In dem anderen Halbfinalspiel setzte sich Brasilien gegen Uruguay mit 4:2 durch, nachdem es zur Pause noch 1:1 gestanden hatte. In der zweiten Halbzeit war Brasilien die bessere Mannschaft und setzte diese Dominanz auch entsprechend in Tore um.
Die Finalspiele
Deutschland wurde durch einen 1:0 - Sieg gegen Uruguay schließlich Dritter des Turniers.
Das Finale gewannen die Brasilianer verdient mit 4:1, wobei diese auch davon profitierten, dass den Italienern nach dem Halbfinale gegen Deutschland in der zweiten Halbzeit die Kraft ausging.
Regeländerungen und die stärkere Rolle des Fernsehens
Zulassung von Auswechslungen
Die Fifa hatte Bedenken, dass die Spieler wegen der klimatischen Bedingungen zu hohen Belastungen ausgesetzt werden könnten. Deshalb wurden erstmals Auswechslungen von Spielern gestattet. Jede Mannschaft durfte pro Spiel zwei Auswechslungen vornehmen.

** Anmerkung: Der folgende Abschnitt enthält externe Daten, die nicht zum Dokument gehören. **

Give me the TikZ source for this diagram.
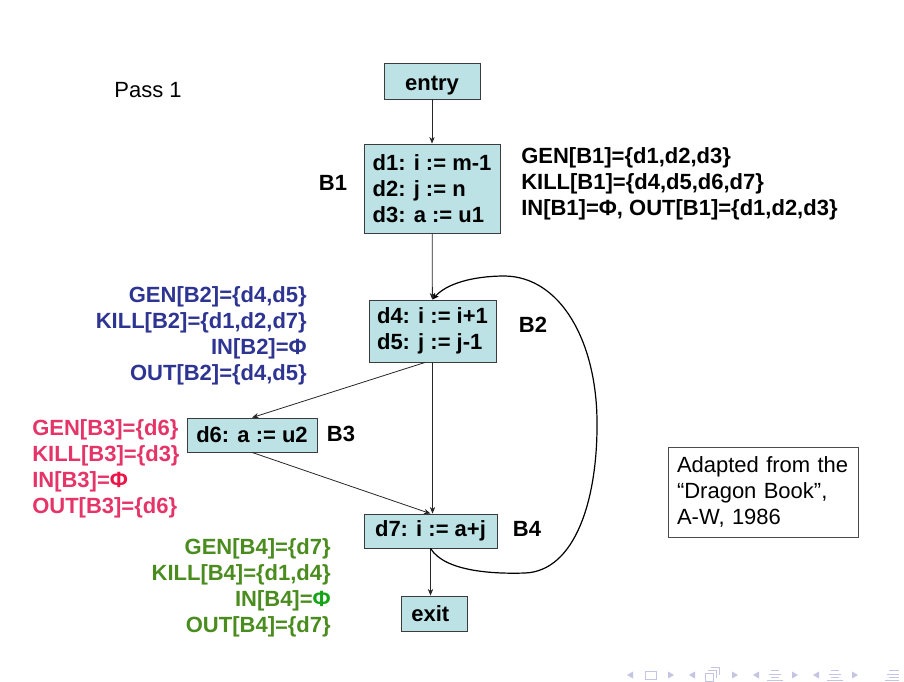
\documentclass[tikz,border=0pt]{standalone}
\usepackage{fontspec}
\setmainfont{Liberation Sans}
\usetikzlibrary{arrows.meta}
\definecolor{boxfill}{RGB}{188,226,229}
\definecolor{boxline}{RGB}{60,60,60}
\definecolor{bluetxt}{RGB}{46,52,146}
\definecolor{pinktxt}{RGB}{228,52,104}
\definecolor{pinkphi}{RGB}{236,20,70}
\definecolor{greentxt}{RGB}{74,140,30}
\definecolor{greenphi}{RGB}{20,165,20}
\definecolor{navcol}{RGB}{196,196,228}
\tikzset{
  blk/.style={draw=boxline, line width=0.6pt, fill=boxfill, font=\fontsize{16.5}{19.5}\selectfont\bfseries, align=left, inner sep=2pt},
  lbl/.style={font=\fontsize{16.5}{19.5}\selectfont\bfseries},
  info/.style={font=\fontsize{16.5}{19.5}\selectfont\bfseries, inner sep=0pt},
  edge/.style={draw=black!85, line width=0.6pt, -{Stealth[length=5pt,width=4pt]}},
  loopedge/.style={draw=black, line width=0.9pt, -{Stealth[length=5pt,width=4pt]}},
  nav/.style={navcol, line width=0.6pt}
}
\begin{document}
\begin{tikzpicture}[x=0.75pt,y=-0.75pt]
\useasboundingbox (0,0) rectangle (904,682);

\node[font=\fontsize{16.5}{19.5}\selectfont] (pass) at (148,90) {Pass 1};

\node[blk, minimum width=72pt, minimum height=27pt, text height=14pt, text depth=0pt] (entry) at (432,81) {entry};
\node[blk, minimum width=102pt, minimum height=66.75pt] (b1) at (432,188.5) {d1: i := m-1\\d2: j := n\\d3: a := u1};
\node[blk, minimum width=95.25pt, minimum height=46.5pt] (b2) at (432.5,331) {d4: i := i+1\\d5: j := j-1};
\node[blk, minimum width=97.5pt, minimum height=25.5pt] (b3) at (252,435) {d6: a := u2};
\node[blk, minimum width=99.75pt, minimum height=25.5pt] (b4) at (430.5,531) {d7: i := a+j};
\node[blk, minimum width=49.5pt, minimum height=26.25pt] (exit) at (434,613.5) {exit\,\,};

\node[lbl] (l1) at (333,183) {B1};
\node[lbl] (l2) at (533,325) {B2};
\node[lbl] (l3) at (341,434) {B3};
\node[lbl] (l4) at (527,529) {B4};

\node[info, anchor=west, align=left] (i1) at (521,183.5) {GEN[B1]=\{d1,d2,d3\}\\KILL[B1]=\{d4,d5,d6,d7\}\\IN[B1]=Φ, OUT[B1]=\{d1,d2,d3\}};
\node[info, anchor=east, align=right, text=bluetxt] (i2) at (307,335.5) {GEN[B2]=\{d4,d5\}\\KILL[B2]=\{d1,d2,d7\}\\IN[B2]=Φ\\OUT[B2]=\{d4,d5\}};
\node[info, anchor=west, align=left, text=pinktxt] (i3) at (32,469) {GEN[B3]=\{d6\}\\KILL[B3]=\{d3\}\\IN[B3]={\color{pinkphi}Φ}\\OUT[B3]=\{d6\}};
\node[info, anchor=east, align=right, text=greentxt] (i4) at (331,588) {GEN[B4]=\{d7\}\\KILL[B4]=\{d1,d4\}\\IN[B4]={\color{greenphi}Φ}\\OUT[B4]=\{d7\}};

\node[draw=black!70, line width=0.6pt, fill=white, font=\fontsize{16.5}{19.5}\selectfont, align=left, text width=129pt, inner xsep=6.75pt, minimum height=67.5pt] (note) at (763,492) {Adapted from the\\“Dragon Book”,\\A-W, 1986};

\draw[edge] (entry) -- (b1);
\draw[edge] (b1) -- (b2);
\draw[edge] ([xshift=-5.5pt]b2.south) -- (b3.north);
\draw[edge] (b2.south) -- (b2.south |- b4.north);
\draw[edge] (b3.south) -- (b4.north);
\draw[edge] (b4.south) -- (b4.south |- exit.north);
\draw[loopedge] (b4.south) .. controls (445,572) and (495,574) .. (525,573)
  .. controls (575,571) and (598,500) .. (597,420)
  .. controls (596,340) and (560,277) .. (505,276)
  .. controls (472,276) and (446,284) .. (b2.north);

% navigation symbols
\fill[navcol] (627,675) -- (633,671.5) -- (633,678.5) -- cycle;
\draw[nav] (645,671) rectangle (656,679);
\fill[navcol] (674,675) -- (668,671.5) -- (668,678.5) -- cycle;
\fill[navcol] (689,675) -- (695,671.5) -- (695,678.5) -- cycle;
\draw[nav] (705,673) rectangle (713,681);
\draw[nav] (708,670) -- (716,670) -- (716,678);
\draw[nav] (711,667) -- (719,667) -- (719,675);
\fill[navcol] (738,675) -- (732,671.5) -- (732,678.5) -- cycle;
\fill[navcol] (753,675) -- (759,671.5) -- (759,678.5) -- cycle;
\draw[nav] (771,670.5) -- (779,670.5) (769,674) -- (781,674) (771,677.5) -- (779,677.5) (767,680) -- (783,680);
\fill[navcol] (798,675) -- (792,671.5) -- (792,678.5) -- cycle;
\fill[navcol] (813,675) -- (819,671.5) -- (819,678.5) -- cycle;
\draw[nav] (831,670.5) -- (839,670.5) (829,674) -- (841,674) (831,677.5) -- (839,677.5) (827,680) -- (843,680);
\fill[navcol] (858,675) -- (852,671.5) -- (852,678.5) -- cycle;
\draw[nav] (889,670.5) -- (899,670.5) (887,674) -- (899,674) (889,677.5) -- (899,677.5) (885,680) -- (899,680);
\end{tikzpicture}
\end{document}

Einführung der gelben und roten Karte
Bei der Fußballweltmeisterschaft 1966 wurde im Spiel zwischen England und Argentinien ein Argentinier vom Platz gestellt. Aufgrund sprachlicher Probleme hatte aber zunächst niemand wirklich verstanden, dass der Schiedsrichter einen Platzverweis ausgesprochen hatte. Solche Missverständnisse sollten durch die Karten zukünftig vermieden werden.

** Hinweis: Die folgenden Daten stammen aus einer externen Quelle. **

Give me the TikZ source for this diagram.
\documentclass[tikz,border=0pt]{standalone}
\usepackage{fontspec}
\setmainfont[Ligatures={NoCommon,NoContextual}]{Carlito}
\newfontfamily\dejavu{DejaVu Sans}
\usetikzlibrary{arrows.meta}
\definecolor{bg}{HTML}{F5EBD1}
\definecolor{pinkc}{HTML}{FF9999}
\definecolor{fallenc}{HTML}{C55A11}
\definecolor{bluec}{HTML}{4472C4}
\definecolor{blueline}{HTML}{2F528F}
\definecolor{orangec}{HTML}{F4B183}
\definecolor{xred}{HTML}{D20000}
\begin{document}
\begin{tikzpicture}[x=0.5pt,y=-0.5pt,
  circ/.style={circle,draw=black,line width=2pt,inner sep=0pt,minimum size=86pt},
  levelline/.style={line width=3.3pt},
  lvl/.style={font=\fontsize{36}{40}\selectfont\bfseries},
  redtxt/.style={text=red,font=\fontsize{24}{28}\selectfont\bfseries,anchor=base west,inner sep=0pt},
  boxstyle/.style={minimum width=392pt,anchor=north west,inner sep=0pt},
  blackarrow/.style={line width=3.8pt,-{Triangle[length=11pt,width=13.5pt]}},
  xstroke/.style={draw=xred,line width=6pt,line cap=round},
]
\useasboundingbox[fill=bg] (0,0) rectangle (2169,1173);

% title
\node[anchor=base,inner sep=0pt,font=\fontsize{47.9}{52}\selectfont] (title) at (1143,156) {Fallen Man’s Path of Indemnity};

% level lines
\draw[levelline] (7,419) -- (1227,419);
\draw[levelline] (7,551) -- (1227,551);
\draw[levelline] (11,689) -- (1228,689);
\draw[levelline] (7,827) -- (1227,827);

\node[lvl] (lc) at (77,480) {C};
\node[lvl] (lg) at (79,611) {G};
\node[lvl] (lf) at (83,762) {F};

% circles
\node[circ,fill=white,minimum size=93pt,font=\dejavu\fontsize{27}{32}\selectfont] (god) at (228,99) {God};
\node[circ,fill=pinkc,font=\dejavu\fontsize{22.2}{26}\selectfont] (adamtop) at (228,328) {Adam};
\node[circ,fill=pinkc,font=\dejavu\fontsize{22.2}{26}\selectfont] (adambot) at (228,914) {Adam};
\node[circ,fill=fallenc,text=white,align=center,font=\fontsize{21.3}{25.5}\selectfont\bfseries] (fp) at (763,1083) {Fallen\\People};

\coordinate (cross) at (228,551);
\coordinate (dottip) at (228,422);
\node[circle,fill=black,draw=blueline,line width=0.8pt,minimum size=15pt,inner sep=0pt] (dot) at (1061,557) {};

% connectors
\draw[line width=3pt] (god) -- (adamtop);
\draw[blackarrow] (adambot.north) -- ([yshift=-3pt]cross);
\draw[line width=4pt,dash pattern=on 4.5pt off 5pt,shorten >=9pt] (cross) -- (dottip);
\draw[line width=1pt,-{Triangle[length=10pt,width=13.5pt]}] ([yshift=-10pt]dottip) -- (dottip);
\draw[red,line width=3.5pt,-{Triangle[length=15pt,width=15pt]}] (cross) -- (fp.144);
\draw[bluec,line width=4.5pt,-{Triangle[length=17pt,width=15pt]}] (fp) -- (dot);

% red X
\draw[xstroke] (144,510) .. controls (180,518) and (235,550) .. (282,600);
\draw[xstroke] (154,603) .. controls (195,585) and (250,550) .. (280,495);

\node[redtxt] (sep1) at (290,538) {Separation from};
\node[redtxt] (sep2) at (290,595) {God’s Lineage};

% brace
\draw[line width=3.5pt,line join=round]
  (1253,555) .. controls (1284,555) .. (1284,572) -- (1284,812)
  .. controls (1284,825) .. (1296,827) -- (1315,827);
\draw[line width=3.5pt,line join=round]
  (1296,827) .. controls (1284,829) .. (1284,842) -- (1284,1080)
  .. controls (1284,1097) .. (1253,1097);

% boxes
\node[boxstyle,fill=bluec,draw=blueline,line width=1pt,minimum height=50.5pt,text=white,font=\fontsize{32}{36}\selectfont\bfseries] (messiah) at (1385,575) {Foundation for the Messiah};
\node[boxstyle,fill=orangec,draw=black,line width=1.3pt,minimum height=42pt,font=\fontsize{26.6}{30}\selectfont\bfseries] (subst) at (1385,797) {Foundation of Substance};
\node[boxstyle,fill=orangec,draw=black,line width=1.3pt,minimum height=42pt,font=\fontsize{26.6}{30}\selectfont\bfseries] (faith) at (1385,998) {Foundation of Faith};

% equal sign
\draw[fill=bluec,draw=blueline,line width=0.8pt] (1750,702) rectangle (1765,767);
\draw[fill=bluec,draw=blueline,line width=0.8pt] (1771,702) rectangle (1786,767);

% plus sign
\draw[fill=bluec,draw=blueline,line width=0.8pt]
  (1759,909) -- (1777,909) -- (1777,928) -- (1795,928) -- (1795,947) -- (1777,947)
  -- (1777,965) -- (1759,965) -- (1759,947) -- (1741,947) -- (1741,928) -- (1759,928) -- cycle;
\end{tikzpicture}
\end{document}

Tordifferenz statt Torverhältnis
Erstmals entschied bei Punktgleichheit nicht das Torverhältnis, sondern die Tordifferenz über die Platzierung, da das Torverhältnis tendenziell die Mannschaften benachteiligt, die mehr Tore schießt.
Beispiel:
- Mannschaft A erzielt 6 Tore und kassiert 2; dann ergibt sich ein Torverhältnis von 6/ 2 =3
- Mannschaft B erzielt 12 Tore und kassiert 6; dann lautete das Torverhältnis 12 / 6 = 2
Bei Anwendung der Tordifferenz wäre Mannschaft A besser qualifiziert, bei Anwendung des Torverhältnisses, ist Mannschaft B qualifiziert.

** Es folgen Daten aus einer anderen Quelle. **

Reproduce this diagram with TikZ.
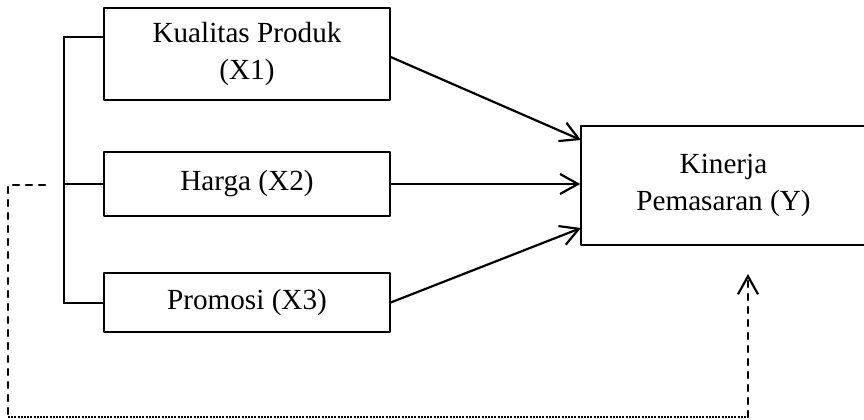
\documentclass[tikz,border=0pt]{standalone}
\usepackage{fontspec}
\setmainfont{Liberation Serif}
\usetikzlibrary{arrows.meta}

\begin{document}
\begin{tikzpicture}[line cap=round,line join=round,>={Straight Barb[length=9pt,width=10pt]},x=0.5pt,y=-0.5pt,
		kotak/.style={draw,line width=0.7pt,align=center,inner sep=0pt,font=\fontsize{14.6}{18.5}\selectfont},
		panah/.style={->,line width=1.1pt},
		putus/.style={line width=1.1pt,dash pattern=on 3pt off 3.5pt},
		titik/.style={line width=0.6pt,line cap=butt,dash pattern=on 1pt off 0.6pt}]
				\useasboundingbox (0,0) rectangle (864,419);
				\node [kotak,minimum width=143pt,minimum height=46pt] (X1) at (247,54) {Kualitas Produk\\(X1)};
				\node [kotak,minimum width=143pt,minimum height=32pt] (X2) at (247,184) {Harga (X2)};
				\node [kotak,minimum width=143pt,minimum height=29.5pt] (X3) at (247,302.5) {Promosi (X3)};
				\node [kotak,minimum width=142.5pt,minimum height=59.5pt] (Y) at (723.5,185.5) {Kinerja\\Pemasaran (Y)};
				\coordinate (brT) at (64,37);
				\coordinate (brM) at (64,184);
				\coordinate (brB) at (64,303);
				\coordinate (Yin1) at (581,140);
				\coordinate (Yin3) at (581,228);
				\coordinate (fbA) at (45,185);
				\coordinate (fbB) at (8,185);
				\coordinate (fbC) at (8,417);
				\coordinate (fbD) at (748,417);
				\coordinate (fbE) at (748,274);
				\draw [line width=1.1pt] (brT)-- (brB);
				\draw [line width=1.1pt] (brT)-- (brT -| X1.west);
				\draw [line width=1.1pt] (brM)-- (X2.west);
				\draw [line width=1.1pt] (brB)-- (brB -| X3.west);
				\draw [panah] (X1.east |- 0,57)-- (Yin1);
				\draw [panah] (X2.east)-- (X2.east -| Y.west);
				\draw [panah] (X3.east)-- (Yin3);
				\draw [putus] (fbA)-- (fbB)-- (fbC);
				\draw [titik] (fbC)-- (fbD);
				\draw [putus,->] (fbD)-- (fbE);
			\end{tikzpicture}
\end{document}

Die Austragung des Turniers berücksichtigt das Fernsehen
Zum ersten Mal wurden Fußballspiele aus Amerika in Europa live übertragen. Außerdem wurden alle Spiele in Farbe übertragen; auch dies hatte es zuvor noch nicht gegeben. Die Liveübertragungen wirkten sich während des Turniers auch auf die Anstoßzeiten aus; viele Spiele wurden um 12 Uhr angepfiffen, damit sie in Mitteleuropa um 19 Uhr zu sehen waren.